## BEGIN Provided data

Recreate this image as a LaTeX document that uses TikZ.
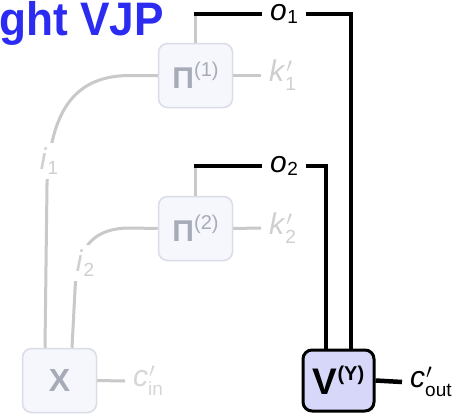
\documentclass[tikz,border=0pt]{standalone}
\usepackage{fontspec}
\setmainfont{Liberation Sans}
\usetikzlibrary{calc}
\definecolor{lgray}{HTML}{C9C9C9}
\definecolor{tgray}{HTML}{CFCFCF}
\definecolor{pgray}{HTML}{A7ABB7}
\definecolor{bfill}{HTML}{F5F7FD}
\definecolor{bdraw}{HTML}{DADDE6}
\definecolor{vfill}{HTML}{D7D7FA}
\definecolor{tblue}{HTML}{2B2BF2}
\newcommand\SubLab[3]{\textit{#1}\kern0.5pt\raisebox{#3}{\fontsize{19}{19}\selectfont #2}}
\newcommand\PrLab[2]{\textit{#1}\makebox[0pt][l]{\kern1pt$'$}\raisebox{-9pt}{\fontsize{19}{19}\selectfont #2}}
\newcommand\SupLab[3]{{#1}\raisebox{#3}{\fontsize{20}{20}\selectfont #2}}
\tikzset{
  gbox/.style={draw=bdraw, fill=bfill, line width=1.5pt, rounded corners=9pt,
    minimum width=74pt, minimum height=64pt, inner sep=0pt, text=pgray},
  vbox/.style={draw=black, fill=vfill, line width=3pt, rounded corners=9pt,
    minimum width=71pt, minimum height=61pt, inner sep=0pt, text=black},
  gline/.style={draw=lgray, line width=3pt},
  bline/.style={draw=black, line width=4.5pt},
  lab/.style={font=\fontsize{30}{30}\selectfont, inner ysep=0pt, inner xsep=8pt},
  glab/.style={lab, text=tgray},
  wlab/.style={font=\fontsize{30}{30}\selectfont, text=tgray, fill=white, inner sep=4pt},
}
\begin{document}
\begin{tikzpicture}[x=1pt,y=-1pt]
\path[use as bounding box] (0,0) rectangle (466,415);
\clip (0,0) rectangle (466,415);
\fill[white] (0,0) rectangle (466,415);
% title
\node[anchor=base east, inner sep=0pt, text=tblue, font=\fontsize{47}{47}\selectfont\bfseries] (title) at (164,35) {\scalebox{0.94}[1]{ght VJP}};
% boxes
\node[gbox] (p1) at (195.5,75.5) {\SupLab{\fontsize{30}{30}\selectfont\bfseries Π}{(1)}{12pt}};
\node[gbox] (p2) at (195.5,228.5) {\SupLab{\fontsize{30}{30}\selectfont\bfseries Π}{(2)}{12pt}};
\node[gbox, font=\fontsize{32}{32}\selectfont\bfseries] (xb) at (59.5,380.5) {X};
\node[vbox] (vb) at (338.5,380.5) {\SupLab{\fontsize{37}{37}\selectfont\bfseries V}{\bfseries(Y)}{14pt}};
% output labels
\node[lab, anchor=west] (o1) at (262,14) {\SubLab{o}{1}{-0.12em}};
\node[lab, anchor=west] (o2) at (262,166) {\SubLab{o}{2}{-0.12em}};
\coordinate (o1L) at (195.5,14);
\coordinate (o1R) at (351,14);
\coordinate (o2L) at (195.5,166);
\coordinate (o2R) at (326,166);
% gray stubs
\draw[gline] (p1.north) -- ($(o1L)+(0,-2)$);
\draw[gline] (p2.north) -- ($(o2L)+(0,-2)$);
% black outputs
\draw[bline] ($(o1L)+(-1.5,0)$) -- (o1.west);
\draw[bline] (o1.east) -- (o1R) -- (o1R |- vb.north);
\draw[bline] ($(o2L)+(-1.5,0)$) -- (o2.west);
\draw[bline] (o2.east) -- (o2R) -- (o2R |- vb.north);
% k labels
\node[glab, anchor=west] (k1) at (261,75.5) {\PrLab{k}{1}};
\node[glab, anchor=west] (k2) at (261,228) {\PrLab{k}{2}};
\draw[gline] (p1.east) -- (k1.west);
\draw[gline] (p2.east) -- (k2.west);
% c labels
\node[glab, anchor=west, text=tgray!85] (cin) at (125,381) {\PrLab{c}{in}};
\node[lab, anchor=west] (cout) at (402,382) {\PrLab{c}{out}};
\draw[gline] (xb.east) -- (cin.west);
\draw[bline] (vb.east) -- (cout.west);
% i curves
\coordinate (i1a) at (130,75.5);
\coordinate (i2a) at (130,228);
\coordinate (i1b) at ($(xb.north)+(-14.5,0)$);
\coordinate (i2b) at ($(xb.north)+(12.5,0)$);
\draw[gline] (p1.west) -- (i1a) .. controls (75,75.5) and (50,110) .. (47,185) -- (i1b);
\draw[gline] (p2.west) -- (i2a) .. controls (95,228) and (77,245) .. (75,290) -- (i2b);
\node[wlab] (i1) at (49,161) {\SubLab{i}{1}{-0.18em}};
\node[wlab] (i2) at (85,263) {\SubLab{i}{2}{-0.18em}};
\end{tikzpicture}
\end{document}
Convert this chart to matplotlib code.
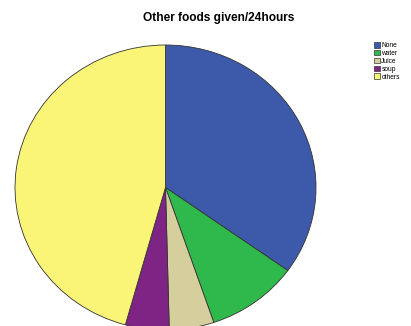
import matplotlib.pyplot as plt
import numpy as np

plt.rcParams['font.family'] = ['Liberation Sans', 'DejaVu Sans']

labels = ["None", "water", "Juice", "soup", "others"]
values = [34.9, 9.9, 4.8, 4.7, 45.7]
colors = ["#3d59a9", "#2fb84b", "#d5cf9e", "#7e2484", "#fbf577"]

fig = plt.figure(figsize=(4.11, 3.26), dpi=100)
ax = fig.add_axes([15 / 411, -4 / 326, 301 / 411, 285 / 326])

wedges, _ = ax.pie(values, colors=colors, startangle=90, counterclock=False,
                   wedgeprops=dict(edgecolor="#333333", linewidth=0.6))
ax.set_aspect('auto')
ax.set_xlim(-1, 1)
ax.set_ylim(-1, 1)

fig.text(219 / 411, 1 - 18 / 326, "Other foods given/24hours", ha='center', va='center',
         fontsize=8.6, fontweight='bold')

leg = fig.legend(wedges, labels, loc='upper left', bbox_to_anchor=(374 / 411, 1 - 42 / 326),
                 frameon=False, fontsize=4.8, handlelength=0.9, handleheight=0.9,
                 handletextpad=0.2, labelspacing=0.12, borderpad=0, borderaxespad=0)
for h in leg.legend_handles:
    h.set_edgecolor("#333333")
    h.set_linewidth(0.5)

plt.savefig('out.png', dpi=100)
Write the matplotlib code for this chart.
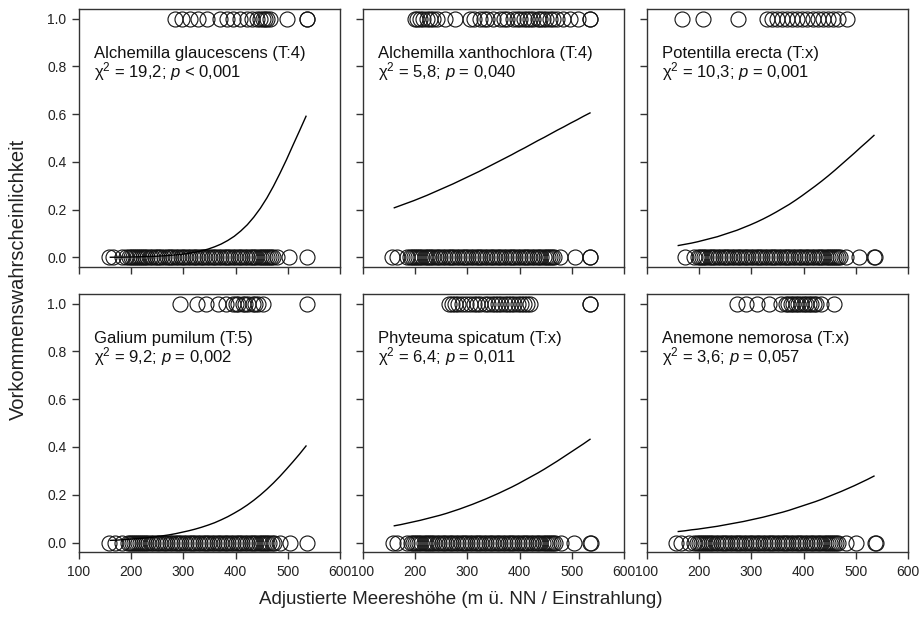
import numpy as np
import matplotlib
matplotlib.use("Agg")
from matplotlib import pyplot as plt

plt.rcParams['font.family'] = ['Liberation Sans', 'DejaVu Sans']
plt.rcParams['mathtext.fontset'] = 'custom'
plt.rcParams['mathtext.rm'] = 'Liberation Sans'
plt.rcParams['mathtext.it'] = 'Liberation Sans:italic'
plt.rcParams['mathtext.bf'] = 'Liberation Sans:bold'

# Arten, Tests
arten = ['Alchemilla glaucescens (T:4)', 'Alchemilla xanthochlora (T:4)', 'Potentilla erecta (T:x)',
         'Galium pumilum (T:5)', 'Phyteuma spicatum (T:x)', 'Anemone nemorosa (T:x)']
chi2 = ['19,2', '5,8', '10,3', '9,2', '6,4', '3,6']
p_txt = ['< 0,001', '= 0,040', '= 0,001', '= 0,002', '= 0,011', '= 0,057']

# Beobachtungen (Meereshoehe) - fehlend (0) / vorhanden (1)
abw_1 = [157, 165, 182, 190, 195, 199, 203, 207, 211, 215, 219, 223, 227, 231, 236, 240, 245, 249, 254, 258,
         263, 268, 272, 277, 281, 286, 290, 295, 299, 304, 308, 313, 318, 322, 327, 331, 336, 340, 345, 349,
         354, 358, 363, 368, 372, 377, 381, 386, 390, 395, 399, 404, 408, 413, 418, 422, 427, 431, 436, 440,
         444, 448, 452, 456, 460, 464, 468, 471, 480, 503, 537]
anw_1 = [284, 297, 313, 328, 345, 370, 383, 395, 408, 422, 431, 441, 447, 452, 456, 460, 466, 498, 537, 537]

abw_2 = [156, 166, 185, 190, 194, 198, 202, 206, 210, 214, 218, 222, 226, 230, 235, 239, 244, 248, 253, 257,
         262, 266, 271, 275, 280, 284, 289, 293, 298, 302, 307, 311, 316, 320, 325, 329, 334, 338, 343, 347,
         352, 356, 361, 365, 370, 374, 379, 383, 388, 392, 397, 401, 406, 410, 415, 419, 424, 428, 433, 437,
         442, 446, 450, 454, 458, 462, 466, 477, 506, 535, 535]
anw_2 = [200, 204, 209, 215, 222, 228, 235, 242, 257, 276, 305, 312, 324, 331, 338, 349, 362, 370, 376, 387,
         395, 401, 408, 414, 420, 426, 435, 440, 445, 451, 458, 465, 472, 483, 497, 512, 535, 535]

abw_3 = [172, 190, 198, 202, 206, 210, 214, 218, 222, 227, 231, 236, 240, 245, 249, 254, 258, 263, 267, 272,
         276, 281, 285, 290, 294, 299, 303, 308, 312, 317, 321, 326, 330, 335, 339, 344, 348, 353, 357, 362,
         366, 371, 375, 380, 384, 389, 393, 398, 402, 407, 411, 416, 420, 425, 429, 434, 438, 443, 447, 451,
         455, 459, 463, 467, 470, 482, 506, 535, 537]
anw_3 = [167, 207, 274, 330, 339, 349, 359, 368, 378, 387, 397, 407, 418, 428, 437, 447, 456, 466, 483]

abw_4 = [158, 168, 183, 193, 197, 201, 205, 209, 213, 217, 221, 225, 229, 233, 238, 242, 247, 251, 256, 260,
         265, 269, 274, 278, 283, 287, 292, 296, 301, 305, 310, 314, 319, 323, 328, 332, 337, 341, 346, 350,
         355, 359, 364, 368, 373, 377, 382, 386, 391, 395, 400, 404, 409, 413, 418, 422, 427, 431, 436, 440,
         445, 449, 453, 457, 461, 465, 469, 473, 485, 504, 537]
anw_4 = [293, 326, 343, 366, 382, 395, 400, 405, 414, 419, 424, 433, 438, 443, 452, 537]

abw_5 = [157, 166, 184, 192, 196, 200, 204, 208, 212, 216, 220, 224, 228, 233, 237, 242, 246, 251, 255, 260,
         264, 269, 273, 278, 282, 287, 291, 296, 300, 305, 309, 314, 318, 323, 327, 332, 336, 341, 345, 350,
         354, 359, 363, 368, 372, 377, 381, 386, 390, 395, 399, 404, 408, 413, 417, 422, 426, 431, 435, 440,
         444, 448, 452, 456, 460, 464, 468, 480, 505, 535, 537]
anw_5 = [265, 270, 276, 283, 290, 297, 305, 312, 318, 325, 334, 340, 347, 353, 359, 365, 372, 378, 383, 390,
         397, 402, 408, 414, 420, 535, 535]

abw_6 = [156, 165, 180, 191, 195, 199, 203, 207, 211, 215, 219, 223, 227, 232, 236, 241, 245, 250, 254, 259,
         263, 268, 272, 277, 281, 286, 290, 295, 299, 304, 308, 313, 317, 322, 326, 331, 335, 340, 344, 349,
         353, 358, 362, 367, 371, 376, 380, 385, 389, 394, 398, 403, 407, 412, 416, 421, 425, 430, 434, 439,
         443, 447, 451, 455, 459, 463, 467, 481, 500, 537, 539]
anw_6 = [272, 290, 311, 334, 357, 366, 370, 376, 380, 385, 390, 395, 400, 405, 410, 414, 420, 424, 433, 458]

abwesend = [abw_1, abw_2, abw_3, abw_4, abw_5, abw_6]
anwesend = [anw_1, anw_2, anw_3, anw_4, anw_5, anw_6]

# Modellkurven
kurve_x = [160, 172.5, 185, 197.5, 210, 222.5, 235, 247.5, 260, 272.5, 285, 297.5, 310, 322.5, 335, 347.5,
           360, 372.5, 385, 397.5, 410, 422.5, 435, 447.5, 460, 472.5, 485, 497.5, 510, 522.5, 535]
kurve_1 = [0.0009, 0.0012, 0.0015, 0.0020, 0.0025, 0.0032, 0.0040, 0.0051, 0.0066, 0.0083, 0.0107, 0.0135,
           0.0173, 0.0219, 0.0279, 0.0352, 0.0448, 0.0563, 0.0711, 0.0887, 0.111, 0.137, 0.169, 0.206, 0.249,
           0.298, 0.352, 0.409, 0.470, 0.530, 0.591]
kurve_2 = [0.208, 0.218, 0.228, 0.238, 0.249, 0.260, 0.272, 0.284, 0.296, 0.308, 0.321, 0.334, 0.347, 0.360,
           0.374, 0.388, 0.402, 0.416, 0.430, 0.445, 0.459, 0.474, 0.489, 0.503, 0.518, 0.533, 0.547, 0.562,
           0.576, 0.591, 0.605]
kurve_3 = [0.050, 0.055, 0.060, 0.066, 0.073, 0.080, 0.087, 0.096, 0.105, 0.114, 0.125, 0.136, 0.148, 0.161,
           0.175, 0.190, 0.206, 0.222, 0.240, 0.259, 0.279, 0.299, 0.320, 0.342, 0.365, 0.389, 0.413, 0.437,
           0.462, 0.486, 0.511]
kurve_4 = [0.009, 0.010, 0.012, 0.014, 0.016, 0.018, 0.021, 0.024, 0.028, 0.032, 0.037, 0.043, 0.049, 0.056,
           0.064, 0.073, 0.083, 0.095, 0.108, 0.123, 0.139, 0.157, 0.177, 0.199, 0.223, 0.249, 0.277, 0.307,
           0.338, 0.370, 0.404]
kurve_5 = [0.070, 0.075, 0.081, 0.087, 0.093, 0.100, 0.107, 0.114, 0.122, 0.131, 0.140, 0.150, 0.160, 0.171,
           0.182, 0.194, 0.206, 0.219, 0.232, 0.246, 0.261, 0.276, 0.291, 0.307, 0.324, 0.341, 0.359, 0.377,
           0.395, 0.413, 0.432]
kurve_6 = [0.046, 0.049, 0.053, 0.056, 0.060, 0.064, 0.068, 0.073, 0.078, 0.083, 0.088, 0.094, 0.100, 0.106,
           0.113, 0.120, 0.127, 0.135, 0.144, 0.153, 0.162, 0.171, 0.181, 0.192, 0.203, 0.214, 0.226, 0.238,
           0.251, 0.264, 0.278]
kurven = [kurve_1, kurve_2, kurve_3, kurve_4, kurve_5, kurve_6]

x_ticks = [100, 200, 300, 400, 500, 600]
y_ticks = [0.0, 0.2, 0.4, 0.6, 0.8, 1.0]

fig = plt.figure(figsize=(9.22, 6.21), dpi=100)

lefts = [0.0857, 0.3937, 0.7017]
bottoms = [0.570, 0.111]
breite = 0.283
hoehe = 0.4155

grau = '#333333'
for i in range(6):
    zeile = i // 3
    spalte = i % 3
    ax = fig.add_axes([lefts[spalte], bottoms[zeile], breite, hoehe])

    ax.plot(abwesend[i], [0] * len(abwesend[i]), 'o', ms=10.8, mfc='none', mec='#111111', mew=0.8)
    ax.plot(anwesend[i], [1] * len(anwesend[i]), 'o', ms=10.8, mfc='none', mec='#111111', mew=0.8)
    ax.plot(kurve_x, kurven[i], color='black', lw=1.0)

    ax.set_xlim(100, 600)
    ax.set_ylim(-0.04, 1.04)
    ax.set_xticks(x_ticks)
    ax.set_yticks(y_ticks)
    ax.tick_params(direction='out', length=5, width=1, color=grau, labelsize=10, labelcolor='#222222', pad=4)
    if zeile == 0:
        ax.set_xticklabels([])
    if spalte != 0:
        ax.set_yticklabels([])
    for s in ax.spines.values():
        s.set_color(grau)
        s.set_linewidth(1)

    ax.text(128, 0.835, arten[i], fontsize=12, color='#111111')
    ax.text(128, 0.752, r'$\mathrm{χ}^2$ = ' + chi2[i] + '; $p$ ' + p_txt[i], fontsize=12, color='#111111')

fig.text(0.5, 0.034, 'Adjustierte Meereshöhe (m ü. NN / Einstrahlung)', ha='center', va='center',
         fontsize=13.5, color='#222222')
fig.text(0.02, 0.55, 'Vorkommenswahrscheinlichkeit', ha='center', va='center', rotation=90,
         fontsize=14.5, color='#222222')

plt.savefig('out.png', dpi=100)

## END Provided data

Given exercise: Repeat the lines above exactly, beginning with the one containing "Write the matplotlib code for this chart." and finishing with the one containing "0,011', '= 0,057']". No pictures belong in the copy.

Response below:
Write the matplotlib code for this chart.
import numpy as np
import matplotlib
matplotlib.use("Agg")
from matplotlib import pyplot as plt

plt.rcParams['font.family'] = ['Liberation Sans', 'DejaVu Sans']
plt.rcParams['mathtext.fontset'] = 'custom'
plt.rcParams['mathtext.rm'] = 'Liberation Sans'
plt.rcParams['mathtext.it'] = 'Liberation Sans:italic'
plt.rcParams['mathtext.bf'] = 'Liberation Sans:bold'

# Arten, Tests
arten = ['Alchemilla glaucescens (T:4)', 'Alchemilla xanthochlora (T:4)', 'Potentilla erecta (T:x)',
         'Galium pumilum (T:5)', 'Phyteuma spicatum (T:x)', 'Anemone nemorosa (T:x)']
chi2 = ['19,2', '5,8', '10,3', '9,2', '6,4', '3,6']
p_txt = ['< 0,001', '= 0,040', '= 0,001', '= 0,002', '= 0,011', '= 0,057']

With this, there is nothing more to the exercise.